Grech, M.R. and Horberry, T. (2002) 'Human Error in Maritime Operations: Situation Awareness and Accident Reports', 5th International Workshop on Human Error, Safety and Systems Development. Newcastle, Australia. To be validated.
Grech, M.R., Horberry, T. and Smith, A. (2002) 'Human Error in Maritime Operations: Analyses of Accident Reports Using the Leximancer Tool', Proceedings of the Human Factors and Ergonomics Society Annual Meeting, 46(19), pp. 1718–1721. doi: 10.1177/154193120204601906. grech2002human
International Maritime Organization (1994) Better standards, training and certification: IMO's response to human error. IMO News. To be validated.
Open Questions¶
- The favourable validation rested on a small (26-report), abridged subset classified on the trained text; precision halved on the full set. How well does machine SA coding generalise to large, un-edited casualty corpora? The authors call for, but do not provide, broader validation.
- The corpus is accident reports only; near misses and normal operations (where most SA losses occur without consequence) were not captured.

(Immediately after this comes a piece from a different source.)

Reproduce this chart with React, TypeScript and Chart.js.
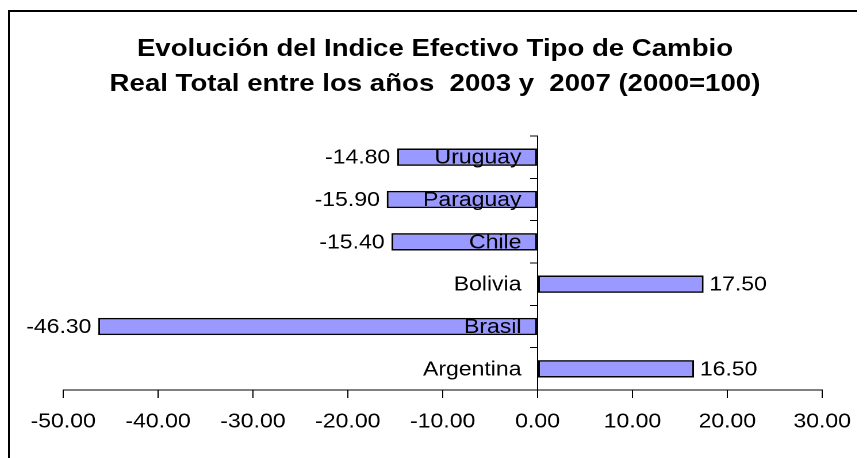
import React, { useEffect, useRef } from "react";
import { Chart, registerables } from "chart.js";

Chart.register(...registerables);

// ---- data ----
const categories = ["Argentina", "Brasil", "Bolivia", "Chile", "Paraguay", "Uruguay"];
const values = [16.5, -46.3, 17.5, -15.4, -15.9, -14.8];
const xTickValues = [-50, -40, -30, -20, -10, 0, 10, 20, 30];
const titleLines = [
  "Evolución del Indice Efectivo Tipo de Cambio",
  "Real Total entre los años  2003 y  2007 (2000=100)",
];

// ---- layout (the reference is a horizontally stretched picture) ----
const SX = 1.15;
const W = 857;
const H = 450;
const IW = Math.round(W / SX);
const FONT = "'Liberation Sans', Arial, sans-serif";

const labelsPlugin = {
  id: "labelsPlugin",
  afterDatasetsDraw(chart: any) {
    const ctx = chart.ctx;
    const meta = chart.getDatasetMeta(0);
    const data = chart.data.datasets[0].data as number[];
    const labels = chart.data.labels as string[];
    const xScale = chart.scales.x;
    const yScale = chart.scales.y;
    const zeroX = xScale.getPixelForValue(0);
    ctx.save();
    ctx.font = `20px ${FONT}`;
    ctx.fillStyle = "#000";
    ctx.textBaseline = "middle";
    // category labels, drawn at the zero line on top of the bars
    labels.forEach((lab, i) => {
      const y = yScale.getPixelForValue(i);
      ctx.textAlign = "right";
      ctx.fillText(lab, zeroX - 14, y + 1);
    });
    // value labels at bar ends
    meta.data.forEach((el: any, i: number) => {
      const v = data[i];
      const { x, y } = el.getProps(["x", "y"], true);
      if (v < 0) {
        ctx.textAlign = "right";
        ctx.fillText(v.toFixed(2), x - 6, y + 1);
      } else {
        ctx.textAlign = "left";
        ctx.fillText(v.toFixed(2), x + 5, y + 1);
      }
    });
    ctx.restore();
  },
};

export default function App() {
  const ref = useRef<HTMLCanvasElement | null>(null);

  useEffect(() => {
    if (!ref.current) return;
    const chart = new Chart(ref.current, {
      type: "bar",
      data: {
        labels: categories,
        datasets: [
          {
            data: values,
            backgroundColor: "#9999FF",
            borderColor: "#000000",
            borderWidth: 1.6,
            borderSkipped: false,
            barPercentage: 0.41,
            categoryPercentage: 1,
          },
        ],
      },
      options: {
        indexAxis: "y",
        animation: false,
        responsive: false,
        devicePixelRatio: 2,
        layout: { padding: { left: 48, right: 30, top: 128, bottom: 12 } },
        plugins: {
          legend: { display: false },
          tooltip: { enabled: false },
          title: { display: false },
        },
        scales: {
          x: {
            type: "linear",
            min: -50,
            max: 30,
            afterBuildTicks: (s: any) => {
              s.ticks = xTickValues.map((v) => ({ value: v }));
            },
            grid: { drawOnChartArea: false, tickLength: 8, color: "#000" },
            border: { color: "#000", width: 1 },
            ticks: {
              color: "#000",
              font: { family: FONT, size: 20 },
              padding: 12,
              maxRotation: 0,
              callback: (v: any) => Number(v).toFixed(2),
            },
          },
          y: {
            type: "category",
            reverse: true,
            position: { x: 0 } as any,
            grid: { drawOnChartArea: false, offset: true, tickLength: 6, color: "#000" },
            border: { color: "#000", width: 1 },
            ticks: { display: false },
          },
        },
      },
      plugins: [labelsPlugin],
    });
    return () => chart.destroy();
  }, []);

  return (
    <div style={{ position: "relative", width: W, height: H, overflow: "hidden", background: "#fff" }}>
      <div
        style={{
          position: "absolute",
          left: 0,
          top: 2,
          width: W + 20,
          height: H + 20,
          borderTop: "2px solid #000",
          borderLeft: "2px solid #000",
          boxSizing: "border-box",
        }}
      />
      <div
        style={{
          position: "absolute",
          left: 0,
          top: 0,
          width: IW,
          height: H,
          transform: `scaleX(${SX})`,
          transformOrigin: "0 0",
        }}
      >
        <canvas ref={ref} width={IW} height={H} style={{ width: IW, height: H, display: "block" }} />
        <div
          style={{
            position: "absolute",
            left: 0,
            top: 21.5,
            width: 742.6,
            textAlign: "center",
            fontFamily: FONT,
            fontWeight: "bold",
            fontSize: 24,
            lineHeight: "35px",
            color: "#000",
            whiteSpace: "pre",
          }}
        >
          {titleLines.map((t, i) => (
            <div key={i}>{t}</div>
          ))}
        </div>
      </div>
    </div>
  );
}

The true prevalence of SA breakdown at sea is therefore underestimated by an unknown amount.
- The automation–SA tension is raised but not measured here. How increasing bridge automation changes the distribution of SA-level failures is an open thread, linking to the automation literature held in sibling knowledge bases.
- Cross-domain link: the SA construct and its measurement are developed further in the human-factors corpus (Endsley's taxonomy). A cross-KB reference to the eye-tracking and human-centered-design treatments of situation awareness would connect this maritime application to its cognitive foundations.